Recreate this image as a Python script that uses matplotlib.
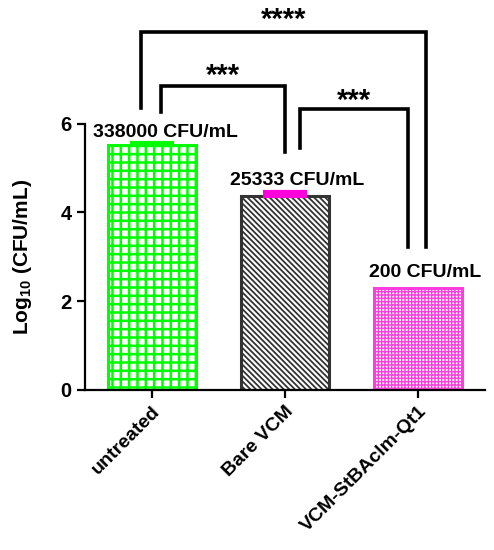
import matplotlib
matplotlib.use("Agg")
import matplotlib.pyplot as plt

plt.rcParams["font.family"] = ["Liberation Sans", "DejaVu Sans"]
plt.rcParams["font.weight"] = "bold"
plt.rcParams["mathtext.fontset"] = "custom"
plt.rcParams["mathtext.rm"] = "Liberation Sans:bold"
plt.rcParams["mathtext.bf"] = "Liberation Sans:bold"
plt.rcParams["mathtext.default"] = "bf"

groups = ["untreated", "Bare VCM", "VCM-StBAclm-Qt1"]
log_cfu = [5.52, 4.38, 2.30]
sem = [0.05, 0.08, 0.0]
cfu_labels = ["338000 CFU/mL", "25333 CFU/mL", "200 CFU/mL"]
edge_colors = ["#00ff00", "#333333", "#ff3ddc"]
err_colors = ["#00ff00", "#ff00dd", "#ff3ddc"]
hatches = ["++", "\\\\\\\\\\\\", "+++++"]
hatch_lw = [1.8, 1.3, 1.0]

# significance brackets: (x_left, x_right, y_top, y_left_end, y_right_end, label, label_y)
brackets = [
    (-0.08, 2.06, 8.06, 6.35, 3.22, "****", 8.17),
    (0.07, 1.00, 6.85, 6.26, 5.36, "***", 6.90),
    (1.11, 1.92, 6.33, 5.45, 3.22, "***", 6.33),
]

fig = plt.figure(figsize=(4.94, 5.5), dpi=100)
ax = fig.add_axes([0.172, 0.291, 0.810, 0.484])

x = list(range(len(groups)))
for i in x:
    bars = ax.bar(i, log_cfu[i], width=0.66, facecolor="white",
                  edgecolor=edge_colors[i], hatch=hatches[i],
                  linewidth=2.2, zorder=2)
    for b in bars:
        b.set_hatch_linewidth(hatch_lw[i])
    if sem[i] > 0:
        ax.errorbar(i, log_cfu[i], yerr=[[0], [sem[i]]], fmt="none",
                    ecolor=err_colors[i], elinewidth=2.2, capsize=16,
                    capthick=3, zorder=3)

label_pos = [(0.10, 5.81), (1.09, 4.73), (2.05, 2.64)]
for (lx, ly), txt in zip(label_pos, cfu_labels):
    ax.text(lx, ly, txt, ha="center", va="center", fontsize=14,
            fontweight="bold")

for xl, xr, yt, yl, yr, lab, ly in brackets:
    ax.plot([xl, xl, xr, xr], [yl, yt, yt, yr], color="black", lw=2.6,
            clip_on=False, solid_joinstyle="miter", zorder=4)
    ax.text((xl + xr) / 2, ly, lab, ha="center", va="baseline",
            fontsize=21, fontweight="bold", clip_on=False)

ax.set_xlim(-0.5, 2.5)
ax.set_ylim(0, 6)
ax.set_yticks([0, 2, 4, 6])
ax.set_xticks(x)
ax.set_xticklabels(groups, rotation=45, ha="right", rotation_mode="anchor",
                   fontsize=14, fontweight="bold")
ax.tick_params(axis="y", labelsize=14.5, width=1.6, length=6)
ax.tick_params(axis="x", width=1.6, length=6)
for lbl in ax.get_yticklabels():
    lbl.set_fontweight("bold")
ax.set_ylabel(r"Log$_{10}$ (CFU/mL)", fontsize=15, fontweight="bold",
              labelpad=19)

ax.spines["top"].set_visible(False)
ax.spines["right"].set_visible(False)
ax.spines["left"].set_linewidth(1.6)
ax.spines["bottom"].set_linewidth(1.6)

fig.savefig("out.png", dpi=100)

> [WHAT IS ASKED]
Every line above should be returned word for word, with the pictures left behind.

> [RESPONSE TO THIS EXERCISE]
Recreate this image as a Python script that uses matplotlib.
import matplotlib
matplotlib.use("Agg")
import matplotlib.pyplot as plt

plt.rcParams["font.family"] = ["Liberation Sans", "DejaVu Sans"]
plt.rcParams["font.weight"] = "bold"
plt.rcParams["mathtext.fontset"] = "custom"
plt.rcParams["mathtext.rm"] = "Liberation Sans:bold"
plt.rcParams["mathtext.bf"] = "Liberation Sans:bold"
plt.rcParams["mathtext.default"] = "bf"

groups = ["untreated", "Bare VCM", "VCM-StBAclm-Qt1"]
log_cfu = [5.52, 4.38, 2.30]
sem = [0.05, 0.08, 0.0]
cfu_labels = ["338000 CFU/mL", "25333 CFU/mL", "200 CFU/mL"]
edge_colors = ["#00ff00", "#333333", "#ff3ddc"]
err_colors = ["#00ff00", "#ff00dd", "#ff3ddc"]
hatches = ["++", "\\\\\\\\\\\\", "+++++"]
hatch_lw = [1.8, 1.3, 1.0]

# significance brackets: (x_left, x_right, y_top, y_left_end, y_right_end, label, label_y)
brackets = [
    (-0.08, 2.06, 8.06, 6.35, 3.22, "****", 8.17),
    (0.07, 1.00, 6.85, 6.26, 5.36, "***", 6.90),
    (1.11, 1.92, 6.33, 5.45, 3.22, "***", 6.33),
]

fig = plt.figure(figsize=(4.94, 5.5), dpi=100)
ax = fig.add_axes([0.172, 0.291, 0.810, 0.484])

x = list(range(len(groups)))
for i in x:
    bars = ax.bar(i, log_cfu[i], width=0.66, facecolor="white",
                  edgecolor=edge_colors[i], hatch=hatches[i],
                  linewidth=2.2, zorder=2)
    for b in bars:
        b.set_hatch_linewidth(hatch_lw[i])
    if sem[i] > 0:
        ax.errorbar(i, log_cfu[i], yerr=[[0], [sem[i]]], fmt="none",
                    ecolor=err_colors[i], elinewidth=2.2, capsize=16,
                    capthick=3, zorder=3)

label_pos = [(0.10, 5.81), (1.09, 4.73), (2.05, 2.64)]
for (lx, ly), txt in zip(label_pos, cfu_labels):
    ax.text(lx, ly, txt, ha="center", va="center", fontsize=14,
            fontweight="bold")

for xl, xr, yt, yl, yr, lab, ly in brackets:
    ax.plot([xl, xl, xr, xr], [yl, yt, yt, yr], color="black", lw=2.6,
            clip_on=False, solid_joinstyle="miter", zorder=4)
    ax.text((xl + xr) / 2, ly, lab, ha="center", va="baseline",
            fontsize=21, fontweight="bold", clip_on=False)

ax.set_xlim(-0.5, 2.5)
ax.set_ylim(0, 6)
ax.set_yticks([0, 2, 4, 6])
ax.set_xticks(x)
ax.set_xticklabels(groups, rotation=45, ha="right", rotation_mode="anchor",
                   fontsize=14, fontweight="bold")
ax.tick_params(axis="y", labelsize=14.5, width=1.6, length=6)
ax.tick_params(axis="x", width=1.6, length=6)
for lbl in ax.get_yticklabels():
    lbl.set_fontweight("bold")
ax.set_ylabel(r"Log$_{10}$ (CFU/mL)", fontsize=15, fontweight="bold",
              labelpad=19)

ax.spines["top"].set_visible(False)
ax.spines["right"].set_visible(False)
ax.spines["left"].set_linewidth(1.6)
ax.spines["bottom"].set_linewidth(1.6)

fig.savefig("out.png", dpi=100)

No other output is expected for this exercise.